Moore explains that dogs don’t bite out of nowhere, and that just like people, they have a vast body language vocabulary that can give humans insight into their feelings. Specifically, she notes the following are “common things that dogs do to indicate they are getting nervous around kids or when they have had ‘enough’”:

  • Standing with a raised tail, stiff body and closed mouth.
  • Licking lips or rapidly flicking the tongue.
  • Gazing with “half-moon eyes,” or when the whites of their eyes show in a half-moon shape.
  • Yawning when wide awake.
  • Tucking their tail, even if they’re wagging it — this expresses worry or fear.
  • Turning their head in an exaggerated way, either toward or away from their source of annoyance.
  • The “freeze and stare” — holding the entire body and head very still with wide eyes. A bite often follows this warning sign.

Parents can monitor dogs’ body language and children’s behavior to help support positive interactions between pups and kids. Moore says in general, 5 is the “magic age” when kids can start to understand dogs’ social cues and make safe, smart choices around four-legged companions. Some key things to keep in mind include the following:

  • As much as we may love to cuddle with our dogs, the feeling isn’t always mutual — avoid kisses, laying with a dog in their personal space and especially hugs. “Dogs don’t like hugs from kids, especially kids they don’t know,” comments Moore. If a dog approaches you for a snuggle session, however — for example, curling up in your lap or placing their head on your leg — it’s generally safe to take their invitation.
  • Dogs tend to dislike pats on the head; petting the sides of their neck is a safe alternative.
  • Games such as fetch or hide-and-seek are good options, whereas engaging in something such as tug-o-war or chase may get a dog overly excited or feeling aggressive, in turn increasing bite risk.
  • It’s important to let dogs be when they’re eating, drinking or chewing on a bone; if they’re ill or hurt; or if they’re behind a fence or chained in a yard.
  • Never assume a dog wants to be pet or played with, even if they look friendly. If you see a dog you’d like to greet, ask the owner and then approach slowly and calmly, allowing them to sniff and assess their comfort level. If their body language indicates they’re uncomfortable, leave them alone.
  • If a dog does approach in an aggressive way, “be a tree,” says Moore. Stand in place, hold still and keep your arms close to your body. Never, ever run from a dog.

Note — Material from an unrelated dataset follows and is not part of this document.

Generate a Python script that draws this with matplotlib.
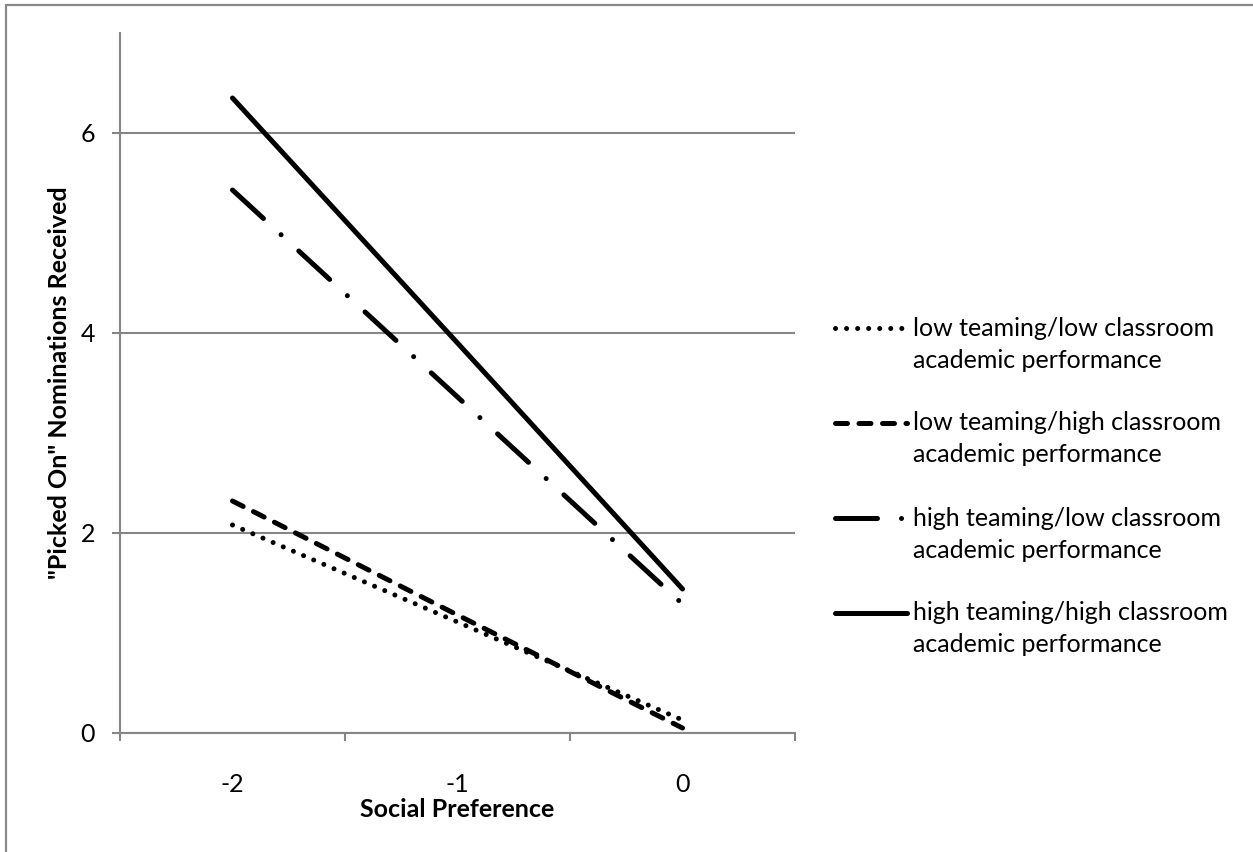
import matplotlib
matplotlib.use("Agg")
import matplotlib.pyplot as plt
from matplotlib.lines import Line2D
from matplotlib.patches import Rectangle

plt.rcParams["font.family"] = ["Lato", "DejaVu Sans"]

# categories on the x axis (Excel-style category axis)
categories = ["-2", "-1", "0"]

low_team_low_perf = [2.08, 1.11, 0.13]
low_team_high_perf = [2.32, 1.18, 0.05]
high_team_low_perf = [5.43, 3.36, 1.29]
high_team_high_perf = [6.35, 3.90, 1.44]

series_labels = [
    "low teaming/low classroom\nacademic performance",
    "low teaming/high classroom\nacademic performance",
    "high teaming/low classroom\nacademic performance",
    "high teaming/high classroom\nacademic performance",
]

y_ticks = [0, 2, 4, 6]

GRAY = "#868686"
W, H = 1253, 852
LW = 3.6

# dash patterns (in units of line width), round caps
STYLES = [
    dict(dashes=(0.01, 2.2)),             # dotted
    dict(dashes=(2.4, 2.3)),              # dashed
    dict(dashes=(8.4, 4.8, 0.01, 4.8)),   # long dash - dot
    dict(),                               # solid
]

fig = plt.figure(figsize=(W / 100, H / 100), dpi=100)

# outer chart frame
fig.add_artist(Rectangle((6 / W, -0.02), 1.0, (H - 5) / H + 0.02,
                         transform=fig.transFigure, fill=False,
                         edgecolor="#898989", linewidth=1.6, clip_on=False))

ax = fig.add_axes([120 / W, (H - 733) / H, 675 / W, 700 / H])

x = list(range(len(categories)))
all_series = [low_team_low_perf, low_team_high_perf, high_team_low_perf, high_team_high_perf]

for vals, st in zip(all_series, STYLES):
    line, = ax.plot(x, vals, color="black", linewidth=LW,
                    solid_capstyle="round", dash_capstyle="round")
    if "dashes" in st:
        line.set_dashes(st["dashes"])

ax.set_xlim(-0.5, len(categories) - 0.5)
ax.set_ylim(0, 7)

ax.set_xticks(x)
ax.set_xticklabels(categories)
ax.set_xticks([i - 0.5 for i in range(len(categories) + 1)], minor=True)
ax.tick_params(axis="x", which="major", length=0, pad=29, labelsize=18)
ax.tick_params(axis="x", which="minor", length=6, width=1.5, color=GRAY, direction="out")

ax.set_yticks(y_ticks)
ax.tick_params(axis="y", length=6, width=1.5, color=GRAY, direction="out", pad=12, labelsize=18)

ax.yaxis.grid(True, color=GRAY, linewidth=1.5)
ax.set_axisbelow(True)
for side in ["top", "right"]:
    ax.spines[side].set_visible(False)
for side in ["left", "bottom"]:
    ax.spines[side].set_color(GRAY)
    ax.spines[side].set_linewidth(1.5)

ax.set_xlabel("Social Preference", fontsize=18, fontweight="bold", labelpad=1)
ax.set_ylabel('"Picked On" Nominations Received', fontsize=18, fontweight="bold", labelpad=7)

# legend, drawn by hand so the sample sits on the first text line
first_line_y = [328, 423, 518, 613]
for lab, st, yy in zip(series_labels, STYLES, first_line_y):
    h = Line2D([835 / W, 907 / W], [1 - yy / H, 1 - yy / H], transform=fig.transFigure,
               color="black", linewidth=LW, solid_capstyle="round", dash_capstyle="round")
    if "dashes" in st:
        h.set_dashes(st["dashes"])
    fig.add_artist(h)
    first, second = lab.split("\n")
    fig.text(913 / W, 1 - yy / H, first, fontsize=18, va="center", ha="left")
    fig.text(913 / W, 1 - (yy + 32) / H, second, fontsize=18, va="center", ha="left")

fig.savefig("out.png", dpi=100)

So, how should your family move forward if you feel you’re ready to add a dog to your pack, or to have one for the first time ever? Although there are no hard and fast rules surrounding age, Moore reiterates it’s ideal for the youngest child in the family to have reached the “magic age.” In addition, she emphasizes doing extensive research and making an honest evaluation of how much time your family has available to properly care for your new friend based on the unique needs of their breed. Once you find the perfect fit, be sure to socialize them with dogs and people alike as early as possible, and begin a training regimen based on positive reinforcement, whether on your own or with a professional. Keep watch over all kid-to-dog interactions, and ensure younger kids know to go to you if there’s a problem with the pup rather than attempting to discipline the dog themselves. Finally, keep tabs on your dog’s health care, and give them plenty of mental stimulation, exercise and love — they deserve the best, and a happy, fulfilled dog is much more likely to stay calm around the humans in their lives.